That's not even considering the many subscriptions a developer has to pay, including to Apple.
It's not the customer's job to pay you forever bc Apple wants a developer license. It's the business's job to make sure it's sustainable with the costs that it has / has chosen to bear.
That's the backpressure on business models - they're not all viable. Just because you _could_ add in a bunch of servers and cloud costs and whatever, doesn't mean it's inherently justified.
The problem is more that it's gotten _so_ cheap to run, that charging each user a seemingly-nominal 5c/day fee doesn't feel bad to an average person for a chance at value. And at scale you get enough people who figure "ah it's not that much", and end up with massive profit margins. Profiting off the disparity between the individual choice and the aggregate.
That being said, OP should probably realize a lot of people don't pay for software--even in HN.
That's why OP needs to make sure the users are the product and find some way to sell the user data to advertisers.
OP should contact restaurants and allow them to place ads in the recommendations. He should also sell access to user data and allow restaurants and advertisers to target free users.
He can have a subscription tier that gives you privacy.

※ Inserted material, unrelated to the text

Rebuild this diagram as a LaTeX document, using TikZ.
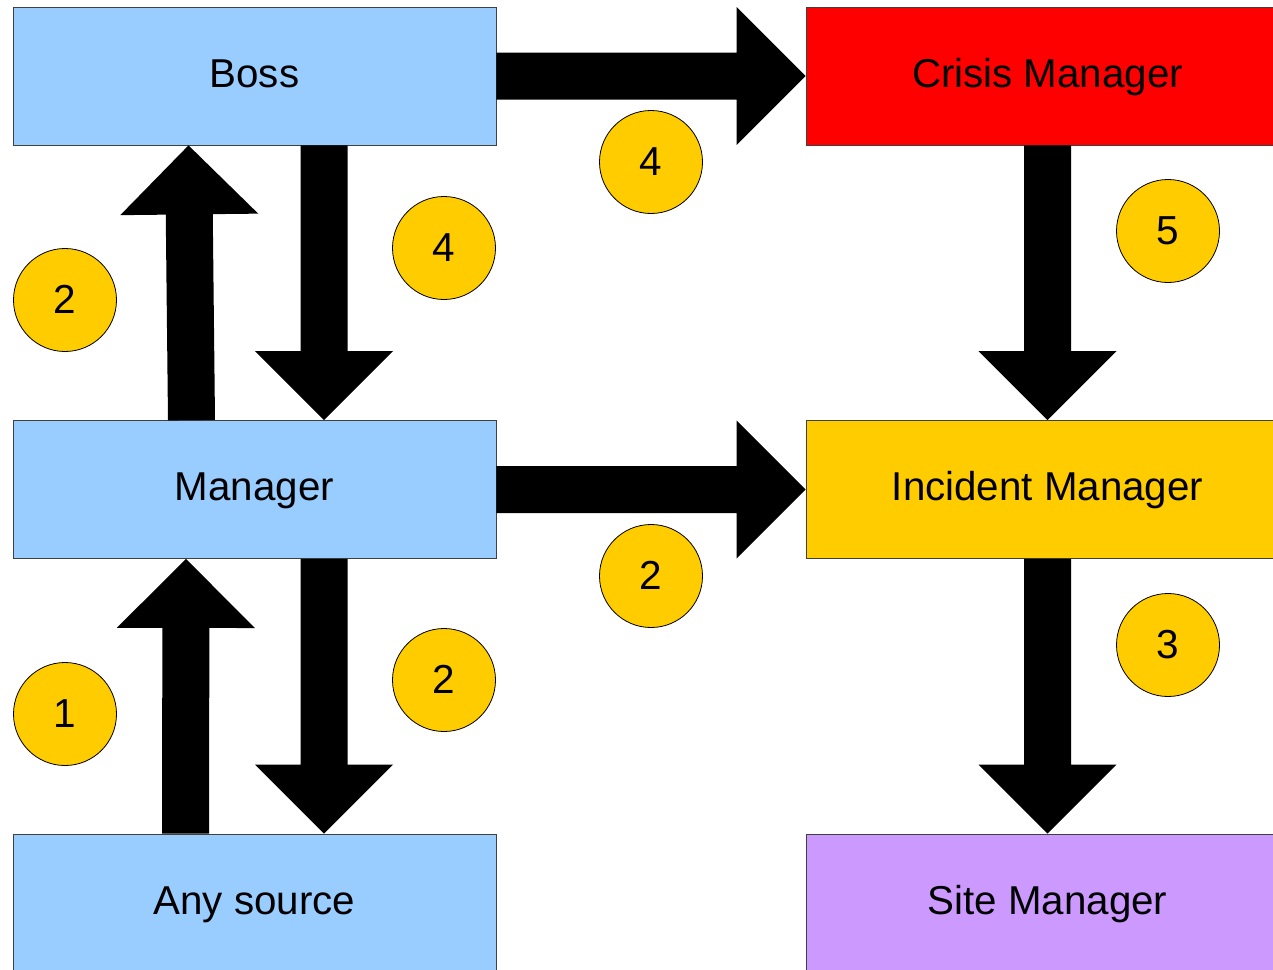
\documentclass[tikz,border=0pt]{standalone}
\usepackage{fontspec}
\setmainfont{Liberation Sans}
\usetikzlibrary{calc}
\definecolor{boxblue}{HTML}{99CCFF}
\definecolor{crisisred}{HTML}{FF0000}
\definecolor{incyellow}{HTML}{FFCC00}
\definecolor{sitepurple}{HTML}{CC99FF}
\definecolor{edgegray}{HTML}{404040}
\tikzset{
  box/.style={draw=edgegray, line width=0.8pt, minimum width=483pt, minimum height=138pt,
    inner sep=0pt, text height=22pt, text depth=0pt, font=\fontsize{40.3}{48}\selectfont},
  badge/.style={circle, draw=black, line width=0.8pt, fill=incyellow, minimum size=103pt,
    inner sep=0pt, text height=26pt, text depth=0pt, font=\fontsize{40.5}{48}\selectfont},
  arrowfill/.style={fill=black},
}
\newcommand\blockarrow[2]{%
  \fill[arrowfill] let \p1=(#1), \p2=(#2), \n1={atan2(\y2-\y1,\x2-\x1)} in
    ($(\p1)+(\n1+90:23.5pt)$)
    -- ($(\p2)+(\n1+180:69pt)+(\n1+90:23.5pt)$)
    -- ($(\p2)+(\n1+180:69pt)+(\n1+90:69pt)$)
    -- (\p2)
    -- ($(\p2)+(\n1+180:69pt)+(\n1-90:69pt)$)
    -- ($(\p2)+(\n1+180:69pt)+(\n1-90:23.5pt)$)
    -- ($(\p1)+(\n1-90:23.5pt)$) -- cycle;}
\begin{document}
\begin{tikzpicture}[x=1pt,y=-1pt]
\useasboundingbox (0,0) rectangle (1273,969);
\clip (0,0) rectangle (1273,969);
\fill[white] (0,0) rectangle (1273,969);
% boxes
\node[box, fill=boxblue] (boss) at (254.5,76) {Boss};
\node[box, fill=boxblue] (manager) at (254.5,489.5) {Manager};
\node[box, fill=boxblue] (any) at (254.5,903) {Any source};
\node[box, fill=crisisred] (crisis) at (1047.5,76) {Crisis Manager};
\node[box, fill=incyellow] (incident) at (1047.5,489.5) {Incident Manager};
\node[box, fill=sitepurple] (site) at (1047.5,903) {Site Manager};
% arrow end points
\coordinate (bmA) at ($(boss.south)+(69.5,0)$);
\coordinate (bmB) at ($(manager.north)+(69.5,0)$);
\coordinate (mbA) at ($(manager.north)+(-63,0)$);
\coordinate (mbB) at ($(boss.south)+(-66,0)$);
\coordinate (maA) at ($(manager.south)+(69.5,0)$);
\coordinate (maB) at ($(any.north)+(69.5,0)$);
\coordinate (amA) at ($(any.north)+(-69,0)$);
\coordinate (amB) at ($(manager.south)+(-68.5,0)$);
% arrows
\blockarrow{boss.east}{crisis.west}
\blockarrow{bmA}{bmB}
\blockarrow{mbA}{mbB}
\blockarrow{manager.east}{incident.west}
\blockarrow{maA}{maB}
\blockarrow{amA}{amB}
\blockarrow{crisis.south}{incident.north}
\blockarrow{incident.south}{site.north}
% badges
\node[badge] (b1) at (651,162) {4};
\node[badge] (b2) at (444,248) {4};
\node[badge] (b3) at (65,300) {2};
\node[badge] (b4) at (1168,231) {5};
\node[badge] (b5) at (651,576) {2};
\node[badge] (b6) at (444,680) {2};
\node[badge] (b7) at (65,714) {1};
\node[badge] (b8) at (1168,645) {3};
\end{tikzpicture}
\end{document}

> There doesn't need to be any justification. If that's what OP wants to charge then that's reason enough.
Yep, makes sense.
> That being said, OP should probably realize a lot of people don't pay for software--even in HN.
Indeed. Maybe people pay even less on HN, seeing as many of us can hack together something for personal use.
> That's why OP needs to make sure the users are the product and find some way to sell the user data to advertisers.
Er…
> OP should contact restaurants and allow them to place ads in the recommendations. He should also sell access to user data and allow restaurants and advertisers to target free users.
Wait, what? This is app for eating at home, restaurants have nothing to do with it.
> He can have a subscription tier that gives you privacy.
Full-on dystopia.
probably everyone would end up going broke but i would love to see a simulation of it, if not a real experiment.
i know nickel transactions costs a dime to process, but if it was cheap we could have new ways of having new things.
Probably shouldn't subscribe then ...
If I subscribe to a magazine or a streaming service, I continually get new content. Apps that aren't doing that are basically price gouging customers.
I get that there is work behind it, there is work behind everything, and I get they are reoccurring. What you mention is still valid, but in the real world, sob story about costs to run something are not something the customer cares about.
In some cases, subscriptions are reasonable, such as when software would be a heavy burden on personal devices, like power-intensive language models, or when it needs to stay compliant with evolving legal requirements, like an accounting software or something.
A larger issue is Apple’s push for subscription-based software in almost everything, often to bolster its bottom line, while damaging the industry as a whole for the reasons mentioned.
Also subscription to a developer is a product for them, it has nothing to do with the product they create for others
A 1-year pricing option or 30-day trial with the option to pay up front for a year or a month, without it becoming a subscription is way more compelling to the user than signing up for a subscription that one then has to remember to cancel.
I personally subscribe to Amazon Prime and that's it. A service has to meet an incredibly high bar for me to consider a subscription, and I wouldn't have considered it with Amazon until after they had set up their global prime delivery infrastructure/network and video streaming service. I'm not going to give my credit card to a company that makes picking out a recipe slightly easier to keep on file, that's a ludicrous proposition.
If that intersection is unreachable in the first place, there is just no sense to mention maintenance costs.